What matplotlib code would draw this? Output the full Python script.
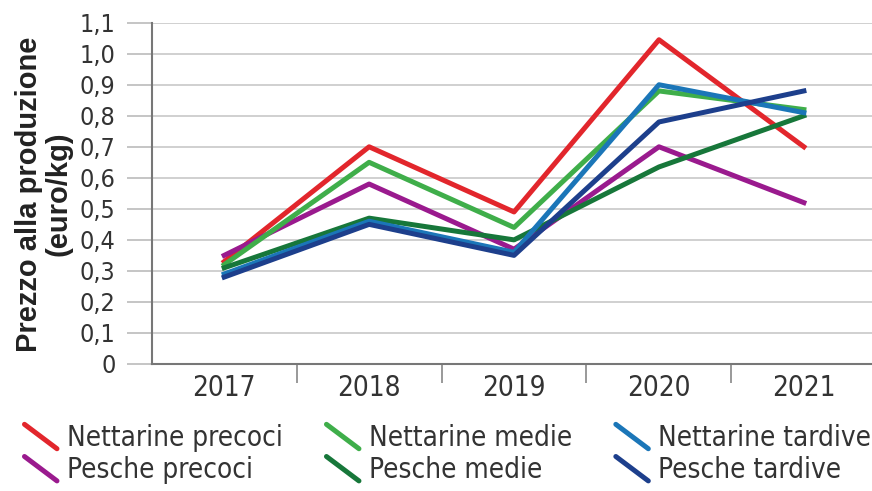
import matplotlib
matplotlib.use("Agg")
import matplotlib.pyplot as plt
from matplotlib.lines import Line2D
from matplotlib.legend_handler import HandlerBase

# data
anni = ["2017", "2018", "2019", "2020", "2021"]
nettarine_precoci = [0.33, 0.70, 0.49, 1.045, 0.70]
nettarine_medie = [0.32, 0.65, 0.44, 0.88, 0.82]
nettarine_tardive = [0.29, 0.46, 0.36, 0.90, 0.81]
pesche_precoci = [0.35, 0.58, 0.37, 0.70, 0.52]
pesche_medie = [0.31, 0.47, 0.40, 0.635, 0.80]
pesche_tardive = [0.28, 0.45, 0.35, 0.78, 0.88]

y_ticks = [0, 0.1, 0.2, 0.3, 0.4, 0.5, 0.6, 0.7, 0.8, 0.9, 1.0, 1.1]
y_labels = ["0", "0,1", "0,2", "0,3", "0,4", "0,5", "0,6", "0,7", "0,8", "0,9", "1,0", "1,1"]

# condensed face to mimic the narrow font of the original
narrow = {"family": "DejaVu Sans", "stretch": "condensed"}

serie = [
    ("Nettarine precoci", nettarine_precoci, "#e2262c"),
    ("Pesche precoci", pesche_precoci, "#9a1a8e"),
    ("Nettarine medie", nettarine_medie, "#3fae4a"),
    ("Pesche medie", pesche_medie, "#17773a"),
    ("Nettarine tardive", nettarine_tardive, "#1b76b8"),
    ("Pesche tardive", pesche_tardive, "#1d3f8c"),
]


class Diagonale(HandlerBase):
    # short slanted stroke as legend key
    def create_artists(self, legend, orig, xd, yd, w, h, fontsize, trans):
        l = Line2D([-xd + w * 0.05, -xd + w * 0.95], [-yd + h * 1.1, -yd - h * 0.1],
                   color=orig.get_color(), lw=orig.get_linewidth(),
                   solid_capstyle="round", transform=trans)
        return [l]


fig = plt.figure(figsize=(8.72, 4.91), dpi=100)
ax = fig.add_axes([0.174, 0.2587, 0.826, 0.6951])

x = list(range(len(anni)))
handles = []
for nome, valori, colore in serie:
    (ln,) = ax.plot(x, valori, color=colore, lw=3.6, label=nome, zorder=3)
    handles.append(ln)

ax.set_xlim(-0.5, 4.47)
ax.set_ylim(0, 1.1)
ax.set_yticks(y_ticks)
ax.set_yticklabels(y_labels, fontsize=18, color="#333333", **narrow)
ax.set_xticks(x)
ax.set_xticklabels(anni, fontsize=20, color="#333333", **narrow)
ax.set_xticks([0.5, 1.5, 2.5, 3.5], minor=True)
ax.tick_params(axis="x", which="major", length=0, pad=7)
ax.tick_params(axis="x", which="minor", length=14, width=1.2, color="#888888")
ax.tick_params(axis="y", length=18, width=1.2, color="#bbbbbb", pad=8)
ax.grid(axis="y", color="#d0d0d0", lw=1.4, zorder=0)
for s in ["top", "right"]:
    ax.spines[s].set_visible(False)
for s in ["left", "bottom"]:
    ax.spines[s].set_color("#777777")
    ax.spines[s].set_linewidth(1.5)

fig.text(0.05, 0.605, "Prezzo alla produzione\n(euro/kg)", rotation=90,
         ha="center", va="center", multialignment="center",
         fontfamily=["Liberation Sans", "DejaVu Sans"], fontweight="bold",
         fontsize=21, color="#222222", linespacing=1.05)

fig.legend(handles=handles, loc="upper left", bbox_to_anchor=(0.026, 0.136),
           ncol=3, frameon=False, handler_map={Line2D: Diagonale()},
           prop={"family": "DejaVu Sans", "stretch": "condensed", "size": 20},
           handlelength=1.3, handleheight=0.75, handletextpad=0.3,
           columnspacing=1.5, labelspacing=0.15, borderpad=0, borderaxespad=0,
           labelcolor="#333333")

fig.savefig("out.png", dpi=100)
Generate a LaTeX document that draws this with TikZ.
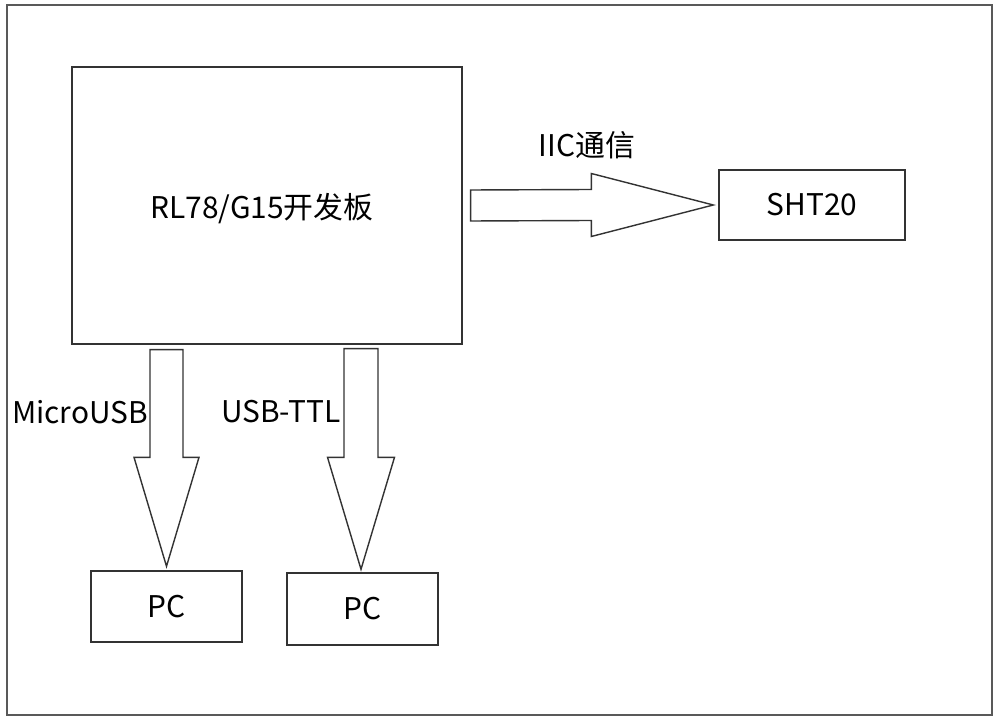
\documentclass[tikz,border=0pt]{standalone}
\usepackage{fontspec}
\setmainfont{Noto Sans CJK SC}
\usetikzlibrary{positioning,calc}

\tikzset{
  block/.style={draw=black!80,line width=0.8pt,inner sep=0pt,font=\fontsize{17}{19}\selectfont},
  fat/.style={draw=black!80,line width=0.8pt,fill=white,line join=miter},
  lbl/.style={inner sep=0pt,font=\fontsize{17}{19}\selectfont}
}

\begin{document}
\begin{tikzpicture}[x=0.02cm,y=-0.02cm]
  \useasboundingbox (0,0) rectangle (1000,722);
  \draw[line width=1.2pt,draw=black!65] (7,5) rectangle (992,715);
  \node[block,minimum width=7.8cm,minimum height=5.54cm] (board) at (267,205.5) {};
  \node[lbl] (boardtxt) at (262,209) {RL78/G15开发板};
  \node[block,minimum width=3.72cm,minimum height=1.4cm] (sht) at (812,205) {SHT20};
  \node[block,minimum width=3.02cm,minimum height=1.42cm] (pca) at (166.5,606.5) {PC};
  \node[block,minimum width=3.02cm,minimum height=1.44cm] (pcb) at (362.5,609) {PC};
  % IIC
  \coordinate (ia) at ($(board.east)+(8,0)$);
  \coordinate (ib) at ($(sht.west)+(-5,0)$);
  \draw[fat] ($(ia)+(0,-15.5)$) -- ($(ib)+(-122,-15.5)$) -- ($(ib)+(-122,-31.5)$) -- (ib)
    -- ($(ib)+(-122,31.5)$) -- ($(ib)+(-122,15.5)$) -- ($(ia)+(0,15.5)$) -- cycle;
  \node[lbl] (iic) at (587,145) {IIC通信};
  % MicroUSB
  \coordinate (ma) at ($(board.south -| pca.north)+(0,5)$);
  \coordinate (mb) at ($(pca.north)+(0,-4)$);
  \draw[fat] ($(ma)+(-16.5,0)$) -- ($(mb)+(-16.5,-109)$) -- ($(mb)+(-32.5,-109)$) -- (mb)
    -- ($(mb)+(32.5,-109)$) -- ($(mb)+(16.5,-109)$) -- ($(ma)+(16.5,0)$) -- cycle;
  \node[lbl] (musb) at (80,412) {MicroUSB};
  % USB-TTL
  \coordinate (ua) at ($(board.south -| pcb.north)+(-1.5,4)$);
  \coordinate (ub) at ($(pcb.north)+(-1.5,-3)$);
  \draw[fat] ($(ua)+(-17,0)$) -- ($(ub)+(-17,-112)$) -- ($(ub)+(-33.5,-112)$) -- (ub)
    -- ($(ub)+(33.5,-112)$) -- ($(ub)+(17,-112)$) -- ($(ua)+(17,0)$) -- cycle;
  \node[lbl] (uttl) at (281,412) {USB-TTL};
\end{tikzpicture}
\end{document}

..............................

What the exercise asks ::
Without including any pictures, please restate all the records exactly.

Task response ::
What matplotlib code would draw this? Output the full Python script.
import matplotlib
matplotlib.use("Agg")
import matplotlib.pyplot as plt
from matplotlib.lines import Line2D
from matplotlib.legend_handler import HandlerBase

# data
anni = ["2017", "2018", "2019", "2020", "2021"]
nettarine_precoci = [0.33, 0.70, 0.49, 1.045, 0.70]
nettarine_medie = [0.32, 0.65, 0.44, 0.88, 0.82]
nettarine_tardive = [0.29, 0.46, 0.36, 0.90, 0.81]
pesche_precoci = [0.35, 0.58, 0.37, 0.70, 0.52]
pesche_medie = [0.31, 0.47, 0.40, 0.635, 0.80]
pesche_tardive = [0.28, 0.45, 0.35, 0.78, 0.88]

y_ticks = [0, 0.1, 0.2, 0.3, 0.4, 0.5, 0.6, 0.7, 0.8, 0.9, 1.0, 1.1]
y_labels = ["0", "0,1", "0,2", "0,3", "0,4", "0,5", "0,6", "0,7", "0,8", "0,9", "1,0", "1,1"]

# condensed face to mimic the narrow font of the original
narrow = {"family": "DejaVu Sans", "stretch": "condensed"}

serie = [
    ("Nettarine precoci", nettarine_precoci, "#e2262c"),
    ("Pesche precoci", pesche_precoci, "#9a1a8e"),
    ("Nettarine medie", nettarine_medie, "#3fae4a"),
    ("Pesche medie", pesche_medie, "#17773a"),
    ("Nettarine tardive", nettarine_tardive, "#1b76b8"),
    ("Pesche tardive", pesche_tardive, "#1d3f8c"),
]


class Diagonale(HandlerBase):
    # short slanted stroke as legend key
    def create_artists(self, legend, orig, xd, yd, w, h, fontsize, trans):
        l = Line2D([-xd + w * 0.05, -xd + w * 0.95], [-yd + h * 1.1, -yd - h * 0.1],
                   color=orig.get_color(), lw=orig.get_linewidth(),
                   solid_capstyle="round", transform=trans)
        return [l]


fig = plt.figure(figsize=(8.72, 4.91), dpi=100)
ax = fig.add_axes([0.174, 0.2587, 0.826, 0.6951])

x = list(range(len(anni)))
handles = []
for nome, valori, colore in serie:
    (ln,) = ax.plot(x, valori, color=colore, lw=3.6, label=nome, zorder=3)
    handles.append(ln)

ax.set_xlim(-0.5, 4.47)
ax.set_ylim(0, 1.1)
ax.set_yticks(y_ticks)
ax.set_yticklabels(y_labels, fontsize=18, color="#333333", **narrow)
ax.set_xticks(x)
ax.set_xticklabels(anni, fontsize=20, color="#333333", **narrow)
ax.set_xticks([0.5, 1.5, 2.5, 3.5], minor=True)
ax.tick_params(axis="x", which="major", length=0, pad=7)
ax.tick_params(axis="x", which="minor", length=14, width=1.2, color="#888888")
ax.tick_params(axis="y", length=18, width=1.2, color="#bbbbbb", pad=8)
ax.grid(axis="y", color="#d0d0d0", lw=1.4, zorder=0)
for s in ["top", "right"]:
    ax.spines[s].set_visible(False)
for s in ["left", "bottom"]:
    ax.spines[s].set_color("#777777")
    ax.spines[s].set_linewidth(1.5)

fig.text(0.05, 0.605, "Prezzo alla produzione\n(euro/kg)", rotation=90,
         ha="center", va="center", multialignment="center",
         fontfamily=["Liberation Sans", "DejaVu Sans"], fontweight="bold",
         fontsize=21, color="#222222", linespacing=1.05)

fig.legend(handles=handles, loc="upper left", bbox_to_anchor=(0.026, 0.136),
           ncol=3, frameon=False, handler_map={Line2D: Diagonale()},
           prop={"family": "DejaVu Sans", "stretch": "condensed", "size": 20},
           handlelength=1.3, handleheight=0.75, handletextpad=0.3,
           columnspacing=1.5, labelspacing=0.15, borderpad=0, borderaxespad=0,
           labelcolor="#333333")

fig.savefig("out.png", dpi=100)
Generate a LaTeX document that draws this with TikZ.
\documentclass[tikz,border=0pt]{standalone}
\usepackage{fontspec}
\setmainfont{Noto Sans CJK SC}
\usetikzlibrary{positioning,calc}

\tikzset{
  block/.style={draw=black!80,line width=0.8pt,inner sep=0pt,font=\fontsize{17}{19}\selectfont},
  fat/.style={draw=black!80,line width=0.8pt,fill=white,line join=miter},
  lbl/.style={inner sep=0pt,font=\fontsize{17}{19}\selectfont}
}

\begin{document}
\begin{tikzpicture}[x=0.02cm,y=-0.02cm]
  \useasboundingbox (0,0) rectangle (1000,722);
  \draw[line width=1.2pt,draw=black!65] (7,5) rectangle (992,715);
  \node[block,minimum width=7.8cm,minimum height=5.54cm] (board) at (267,205.5) {};
  \node[lbl] (boardtxt) at (262,209) {RL78/G15开发板};
  \node[block,minimum width=3.72cm,minimum height=1.4cm] (sht) at (812,205) {SHT20};
  \node[block,minimum width=3.02cm,minimum height=1.42cm] (pca) at (166.5,606.5) {PC};
  \node[block,minimum width=3.02cm,minimum height=1.44cm] (pcb) at (362.5,609) {PC};
  % IIC
  \coordinate (ia) at ($(board.east)+(8,0)$);
  \coordinate (ib) at ($(sht.west)+(-5,0)$);
  \draw[fat] ($(ia)+(0,-15.5)$) -- ($(ib)+(-122,-15.5)$) -- ($(ib)+(-122,-31.5)$) -- (ib)
    -- ($(ib)+(-122,31.5)$) -- ($(ib)+(-122,15.5)$) -- ($(ia)+(0,15.5)$) -- cycle;
  \node[lbl] (iic) at (587,145) {IIC通信};
  % MicroUSB
  \coordinate (ma) at ($(board.south -| pca.north)+(0,5)$);
  \coordinate (mb) at ($(pca.north)+(0,-4)$);
  \draw[fat] ($(ma)+(-16.5,0)$) -- ($(mb)+(-16.5,-109)$) -- ($(mb)+(-32.5,-109)$) -- (mb)
    -- ($(mb)+(32.5,-109)$) -- ($(mb)+(16.5,-109)$) -- ($(ma)+(16.5,0)$) -- cycle;
  \node[lbl] (musb) at (80,412) {MicroUSB};
  % USB-TTL
  \coordinate (ua) at ($(board.south -| pcb.north)+(-1.5,4)$);
  \coordinate (ub) at ($(pcb.north)+(-1.5,-3)$);
  \draw[fat] ($(ua)+(-17,0)$) -- ($(ub)+(-17,-112)$) -- ($(ub)+(-33.5,-112)$) -- (ub)
    -- ($(ub)+(33.5,-112)$) -- ($(ub)+(17,-112)$) -- ($(ua)+(17,0)$) -- cycle;
  \node[lbl] (uttl) at (281,412) {USB-TTL};
\end{tikzpicture}
\end{document}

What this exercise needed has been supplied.